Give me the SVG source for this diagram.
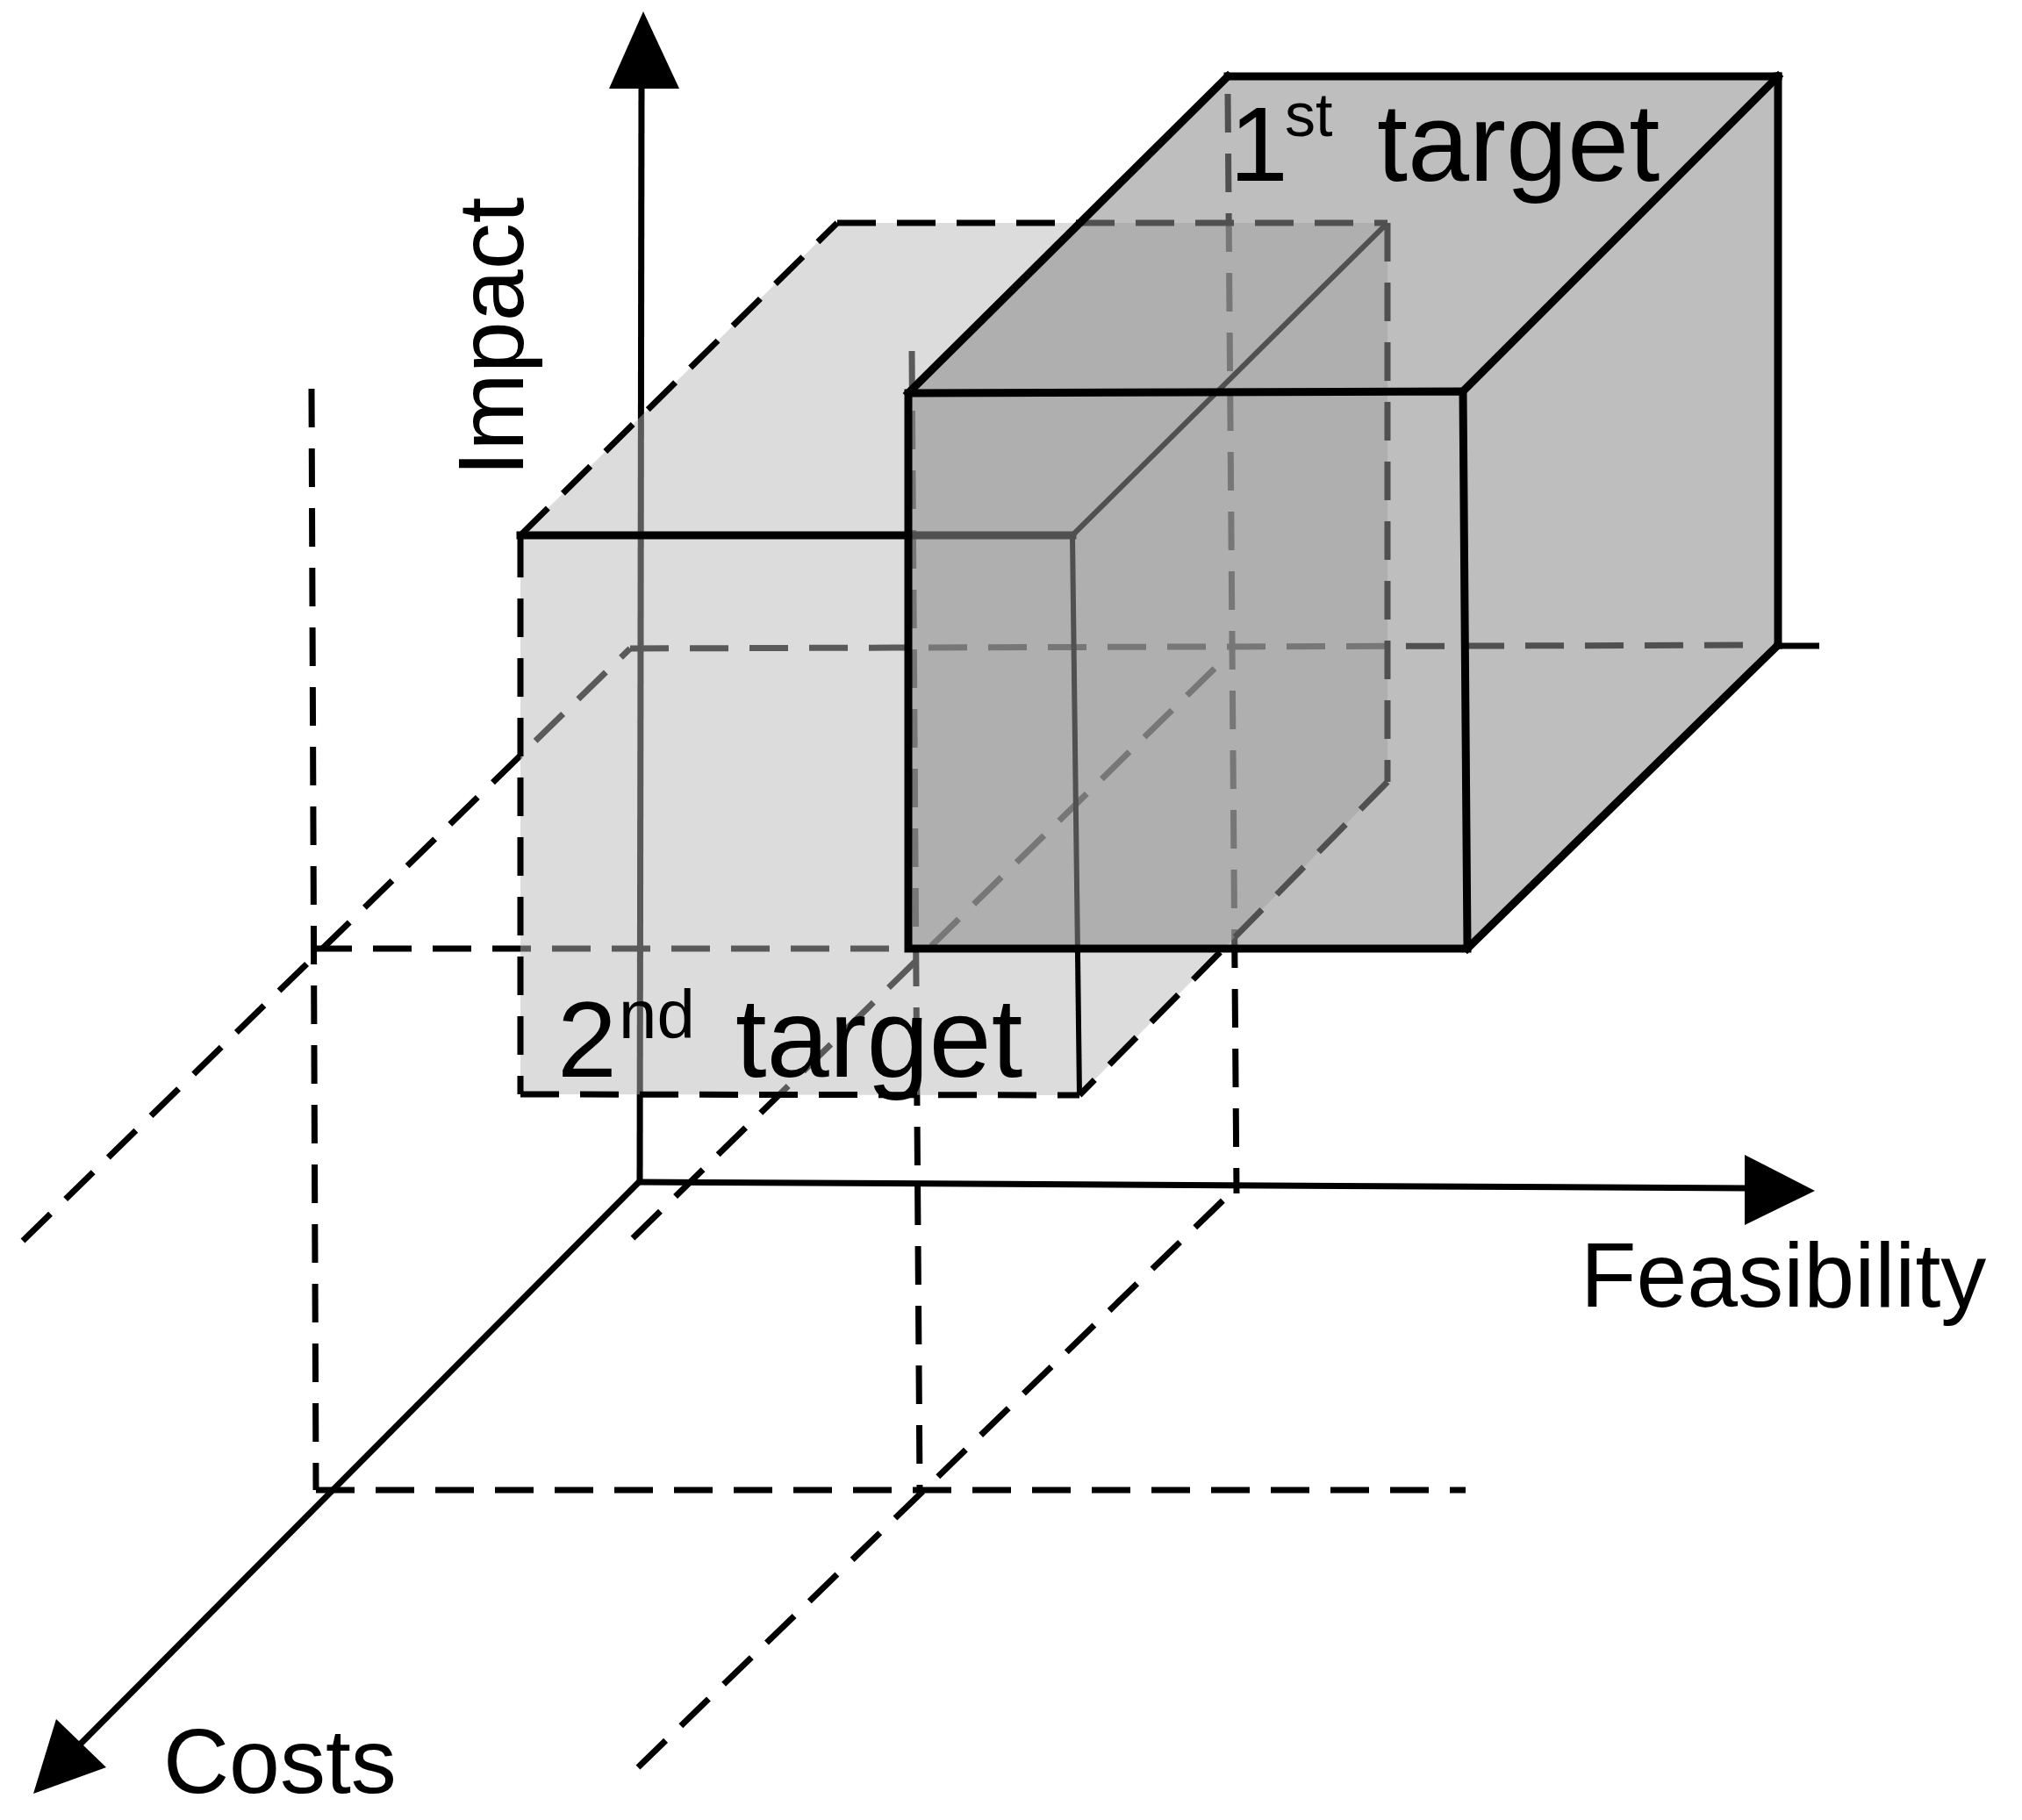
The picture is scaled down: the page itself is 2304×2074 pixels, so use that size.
<svg xmlns="http://www.w3.org/2000/svg" width="2304" height="2074" viewBox="0 0 2304 2074">
<style>
  .ax{stroke:#000;stroke-width:7;fill:none}
  .gd{stroke:#000;stroke-width:7;fill:none;stroke-dasharray:44 24}
  .edge{stroke:#000;stroke-width:9;fill:none;stroke-linejoin:miter;stroke-linecap:square}
  .thin{stroke:#000;stroke-width:6;fill:none}
  .dedge{stroke:#000;stroke-width:7;fill:none;stroke-dasharray:44 24}
  .lbl{font-family:"Liberation Sans",Arial,Helvetica,sans-serif;fill:#000}
  .head{fill:#000;stroke:none}
</style>
<rect width="2304" height="2074" fill="#fff"/>
<g id="connectors">
  <!-- guide lines -->
  <line class="gd" x1="355" y1="443" x2="360" y2="1698"/>
  <line class="gd" x1="357" y1="1081" x2="1037" y2="1081"/>
  <line class="gd" x1="360" y1="1698" x2="1670" y2="1698"/>
  <line class="gd" x1="26" y1="1414" x2="718" y2="739"/>
  <line class="gd" x1="721" y1="1411" x2="1398" y2="748"/>
  <line class="gd" x1="727" y1="2014" x2="1410" y2="1352"/>
  <line class="gd" x1="1039" y1="400" x2="1048" y2="1698"/>
  <line class="gd" x1="1399" y1="107" x2="1409" y2="1360"/>
  <line class="gd" x1="718" y1="739" x2="2010" y2="735"/>
  <line class="ax" x1="2021" y1="736" x2="2073" y2="736"/>
  <!-- axes -->
  <line class="ax" x1="729" y1="1350" x2="731" y2="96"/>
  <polygon class="head" points="733,13 694,101 774,101"/>
  <line class="ax" x1="726" y1="1347" x2="1992" y2="1354"/>
  <polygon class="head" points="2068,1357 1988,1316 1988,1396"/>
  <line class="ax" x1="729" y1="1346" x2="92" y2="1987"/>
  <polygon class="head" points="38,2044 64,1959 121,2014"/>
</g>
<g id="target2">
  <path d="M593,610 L954,254 L1581,254 L1581,891 L1230,1248 L593,1247 Z" fill="#b8b8b8" fill-opacity="0.49"/>
  <line class="edge" x1="593" y1="610" x2="1222" y2="610"/>
  <line class="dedge" x1="593" y1="614" x2="593" y2="1247"/>
  <line class="dedge" x1="593" y1="1247" x2="1230" y2="1248"/>
  <line class="thin" x1="1222" y1="610" x2="1230" y2="1248"/>
  <line class="dedge" x1="593" y1="610" x2="954" y2="254"/>
  <line class="dedge" x1="954" y1="254" x2="1581" y2="254"/>
  <line class="thin" x1="1222" y1="610" x2="1581" y2="254"/>
  <line class="dedge" x1="1581" y1="254" x2="1581" y2="891"/>
  <line class="dedge" x1="1581" y1="891" x2="1230" y2="1248"/>
</g>
<g id="target1">
  <path d="M1035,448 L1399,87 L2026,87 L2026,735 L1672,1081 L1035,1081 Z" fill="#8c8c8c" fill-opacity="0.57"/>
  <path class="edge" d="M1035,448 L1667,446 L1672,1081 L1035,1081 Z"/>
  <line class="edge" x1="1035" y1="448" x2="1399" y2="87"/>
  <line class="edge" x1="1399" y1="87" x2="2026" y2="87"/>
  <line class="edge" x1="1667" y1="446" x2="2026" y2="87"/>
  <line class="edge" x1="2026" y1="87" x2="2026" y2="735"/>
  <line class="edge" x1="2026" y1="735" x2="1672" y2="1081"/>
</g>
<g id="labels">
  <text class="lbl" x="1401" y="206" font-size="120">1</text>
  <text class="lbl" x="1464" y="155" font-size="70">st</text>
  <text class="lbl" x="1569" y="206" font-size="126">target</text>
  <text class="lbl" x="635" y="1227" font-size="122">2</text>
  <text class="lbl" x="705" y="1183" font-size="78">nd</text>
  <text class="lbl" x="838" y="1227" font-size="128">target</text>
  <text class="lbl" x="1801" y="1489" font-size="104">Feasibility</text>
  <text class="lbl" x="186" y="2043" font-size="104">Costs</text>
  <text class="lbl" font-size="106" transform="translate(596,543) rotate(-90)">Impact</text>
</g>
</svg>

※ ※ ※

> Job
Omit pictures; set down the rest of the material word for word.

> Correct response
Give me the SVG source for this diagram.
The picture is scaled down: the page itself is 2304×2074 pixels, so use that size.
<svg xmlns="http://www.w3.org/2000/svg" width="2304" height="2074" viewBox="0 0 2304 2074">
<style>
  .ax{stroke:#000;stroke-width:7;fill:none}
  .gd{stroke:#000;stroke-width:7;fill:none;stroke-dasharray:44 24}
  .edge{stroke:#000;stroke-width:9;fill:none;stroke-linejoin:miter;stroke-linecap:square}
  .thin{stroke:#000;stroke-width:6;fill:none}
  .dedge{stroke:#000;stroke-width:7;fill:none;stroke-dasharray:44 24}
  .lbl{font-family:"Liberation Sans",Arial,Helvetica,sans-serif;fill:#000}
  .head{fill:#000;stroke:none}
</style>
<rect width="2304" height="2074" fill="#fff"/>
<g id="connectors">
  <!-- guide lines -->
  <line class="gd" x1="355" y1="443" x2="360" y2="1698"/>
  <line class="gd" x1="357" y1="1081" x2="1037" y2="1081"/>
  <line class="gd" x1="360" y1="1698" x2="1670" y2="1698"/>
  <line class="gd" x1="26" y1="1414" x2="718" y2="739"/>
  <line class="gd" x1="721" y1="1411" x2="1398" y2="748"/>
  <line class="gd" x1="727" y1="2014" x2="1410" y2="1352"/>
  <line class="gd" x1="1039" y1="400" x2="1048" y2="1698"/>
  <line class="gd" x1="1399" y1="107" x2="1409" y2="1360"/>
  <line class="gd" x1="718" y1="739" x2="2010" y2="735"/>
  <line class="ax" x1="2021" y1="736" x2="2073" y2="736"/>
  <!-- axes -->
  <line class="ax" x1="729" y1="1350" x2="731" y2="96"/>
  <polygon class="head" points="733,13 694,101 774,101"/>
  <line class="ax" x1="726" y1="1347" x2="1992" y2="1354"/>
  <polygon class="head" points="2068,1357 1988,1316 1988,1396"/>
  <line class="ax" x1="729" y1="1346" x2="92" y2="1987"/>
  <polygon class="head" points="38,2044 64,1959 121,2014"/>
</g>
<g id="target2">
  <path d="M593,610 L954,254 L1581,254 L1581,891 L1230,1248 L593,1247 Z" fill="#b8b8b8" fill-opacity="0.49"/>
  <line class="edge" x1="593" y1="610" x2="1222" y2="610"/>
  <line class="dedge" x1="593" y1="614" x2="593" y2="1247"/>
  <line class="dedge" x1="593" y1="1247" x2="1230" y2="1248"/>
  <line class="thin" x1="1222" y1="610" x2="1230" y2="1248"/>
  <line class="dedge" x1="593" y1="610" x2="954" y2="254"/>
  <line class="dedge" x1="954" y1="254" x2="1581" y2="254"/>
  <line class="thin" x1="1222" y1="610" x2="1581" y2="254"/>
  <line class="dedge" x1="1581" y1="254" x2="1581" y2="891"/>
  <line class="dedge" x1="1581" y1="891" x2="1230" y2="1248"/>
</g>
<g id="target1">
  <path d="M1035,448 L1399,87 L2026,87 L2026,735 L1672,1081 L1035,1081 Z" fill="#8c8c8c" fill-opacity="0.57"/>
  <path class="edge" d="M1035,448 L1667,446 L1672,1081 L1035,1081 Z"/>
  <line class="edge" x1="1035" y1="448" x2="1399" y2="87"/>
  <line class="edge" x1="1399" y1="87" x2="2026" y2="87"/>
  <line class="edge" x1="1667" y1="446" x2="2026" y2="87"/>
  <line class="edge" x1="2026" y1="87" x2="2026" y2="735"/>
  <line class="edge" x1="2026" y1="735" x2="1672" y2="1081"/>
</g>
<g id="labels">
  <text class="lbl" x="1401" y="206" font-size="120">1</text>
  <text class="lbl" x="1464" y="155" font-size="70">st</text>
  <text class="lbl" x="1569" y="206" font-size="126">target</text>
  <text class="lbl" x="635" y="1227" font-size="122">2</text>
  <text class="lbl" x="705" y="1183" font-size="78">nd</text>
  <text class="lbl" x="838" y="1227" font-size="128">target</text>
  <text class="lbl" x="1801" y="1489" font-size="104">Feasibility</text>
  <text class="lbl" x="186" y="2043" font-size="104">Costs</text>
  <text class="lbl" font-size="106" transform="translate(596,543) rotate(-90)">Impact</text>
</g>
</svg>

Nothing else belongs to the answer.